Margaret Rew, Taylor Hewett, Karilyn Johannesen
United States

The People of the City have too long been subjected to the free plan: FAR, $PSF, the corridor, and, by extension, the vertical instrumentality of the service core—the tropes of modernism must be questioned, for they are rich with opportunity. We declare war on the open planes of Modernism.

We have bodies, we take up space. We do not need floor space; we need volume. We do not need free plans; we need free sections.

Rising real estate costs and geographic as well as political barriers to city growth have put vertical pressure on the City. We can no longer tolerate a sub-urban attitude towards space—in our periphery or in our metropolis. The spatial strategy of the suburban ranch house becomes a shoebox in the gleaming high rise. We suggest an equivalent to the townhouse – a typology that has long defined the healthy Urban center. Such a typology embeds residential units in a fabric of public circulation and program. We propose a new spatial paradigm: A City designed for volume.

Along with this new paradigm come attitudes of inclusion and hybridity.
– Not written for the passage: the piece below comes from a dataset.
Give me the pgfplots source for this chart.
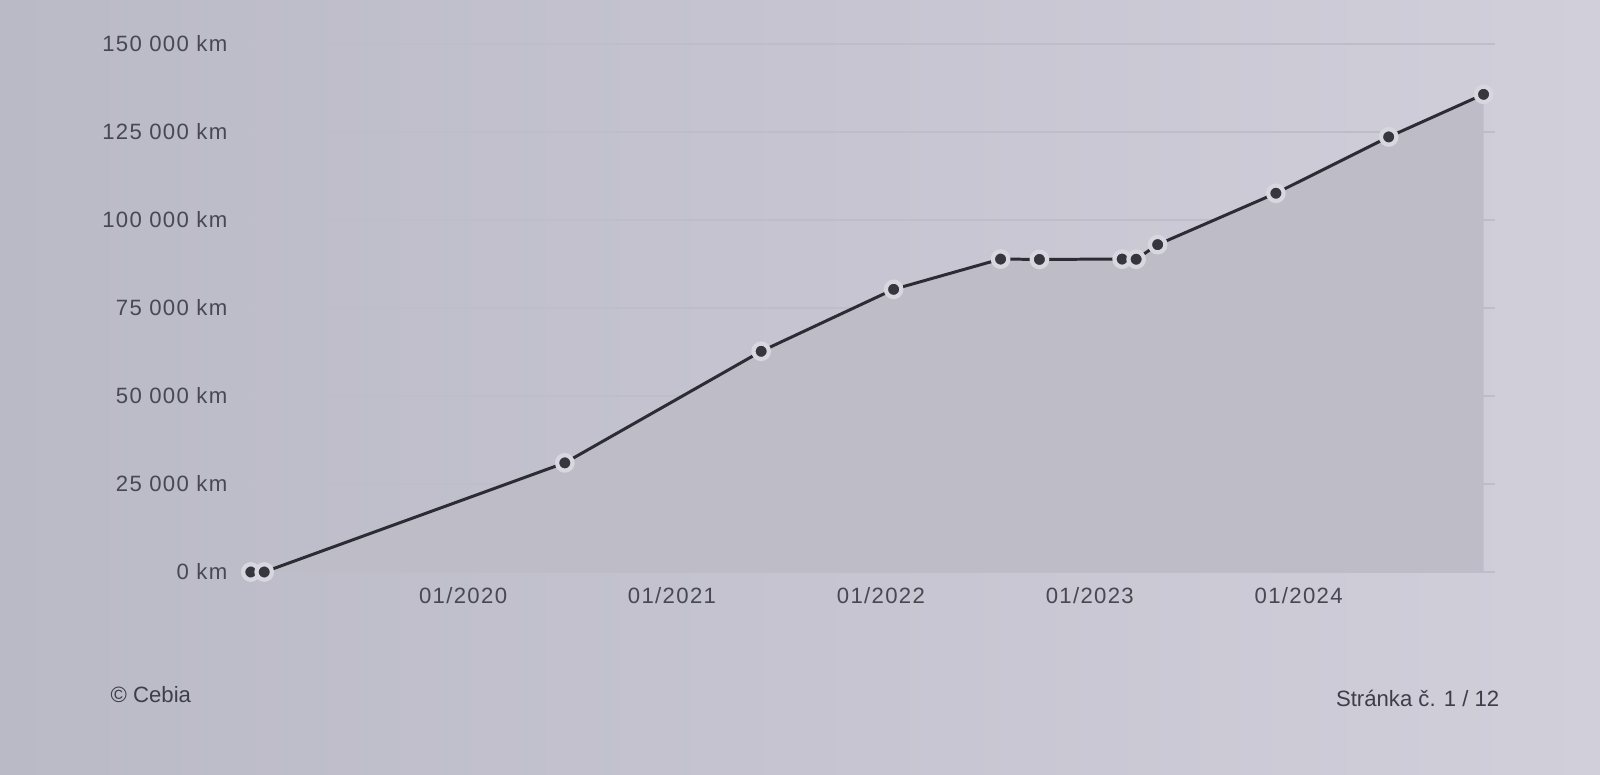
\documentclass[border=0pt]{standalone}
\usepackage{fontspec}
\setmainfont{Liberation Sans}
\newfontfamily\tickfont[LetterSpace=6]{Liberation Sans}
\usepackage{pgfplots}
\pgfplotsset{compat=1.18}

\definecolor{paperL}{RGB}{186,185,198}
\definecolor{paperM}{RGB}{203,202,213}
\definecolor{paperR}{RGB}{208,207,218}
\definecolor{areac}{RGB}{190,189,199}
\definecolor{gridc}{RGB}{190,189,201}
\definecolor{textc}{RGB}{62,62,70}
\definecolor{tickc}{RGB}{72,72,80}
\definecolor{linec}{RGB}{44,44,52}
\definecolor{markc}{RGB}{54,54,62}
\definecolor{haloc}{RGB}{216,215,224}

\begin{document}
\begin{tikzpicture}
\useasboundingbox (0,0) rectangle (16,7.74);
\shade[left color=paperL, middle color=paperM, right color=paperR] (0,0) rectangle (16,7.74);
\begin{axis}[
  at={(2.5cm,2.02cm)}, anchor=south west,
  scale only axis, width=12.45cm, height=5.28cm,
  xmin=2018.98, xmax=2024.94, ymin=0, ymax=150000,
  axis line style={draw=none},
  major tick length=0pt,
  ytick={0,25000,50000,75000,100000,125000,150000},
  yticklabels={0 km,25 000 km,50 000 km,75 000 km,100 000 km,125 000 km,150 000 km},
  xtick={2020,2021,2022,2023,2024},
  xticklabels={01/2020,01/2021,01/2022,01/2023,01/2024},
  ymajorgrids, grid style={gridc, line width=0.45pt},
  tick label style={font=\tickfont\fontsize{6.3}{7.3}\selectfont, text=tickc},
  yticklabel style={inner sep=0pt, xshift=-0.22cm},
  xticklabel style={inner sep=0pt, yshift=-0.15cm},
  scaled y ticks=false,
  clip=false,
]
% area under the odometer curve
\addplot[draw=none, fill=areac] coordinates {
  (2018.984,0) (2019.048,0) (2020.487,31000) (2021.427,62700)
  (2022.061,80300) (2022.573,88900) (2022.759,88800) (2023.155,88900)
  (2023.222,88850) (2023.325,93000) (2023.891,107600) (2024.431,123600)
  (2024.885,135700) } \closedcycle;
% readings
\addplot[linec, line width=0.85pt, mark=*, mark size=2.2pt,
         mark options={fill=markc, draw=haloc, line width=1.2pt}] coordinates {
  (2018.984,0) (2019.048,0) (2020.487,31000) (2021.427,62700)
  (2022.061,80300) (2022.573,88900) (2022.759,88800) (2023.155,88900)
  (2023.222,88850) (2023.325,93000) (2023.891,107600) (2024.431,123600)
  (2024.885,135700) };
\end{axis}
\node[anchor=west, inner sep=0pt, text=textc, font=\fontsize{6.3}{7}\selectfont] at (1.10,0.79) {© Cebia};
\node[anchor=east, inner sep=0pt, text=textc, font=\fontsize{6.3}{7}\selectfont] at (15.0,0.76) {Stránka č. 1 / 12};
\end{tikzpicture}
\end{document}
We recognize the layered nature of identity in the global city, in which we are all both citizens and strangers. This age-old attribute of the cosmopolitan center has been redefined in the contemporary global city by the unyielding forces of capitalism. The real estate and tourism industries vie for territory at the expense of the public. The resultant architecture reinforces the opposition between these two identities and has yet to address growing trends that contradict distinctions between resident and tourist, permanence and transience, familiar and alien.

This proposal subverts the current model of elevator core dependency in the mixed-use skyscraper by leveraging light and air voids as pathways for gondola-style vertical circulation. This network becomes an armature for pockets of public space and privatized public program. In this new public territory, citizen-spaces and stranger-spaces mutually benefit from their adjacencies and overlaps. The proposed spatial strategy maximizes connectivity and hybridity—proposing that these places that a citizen-stranger lives, works, and plays in should be defined first and foremost by the tenacity of their volume.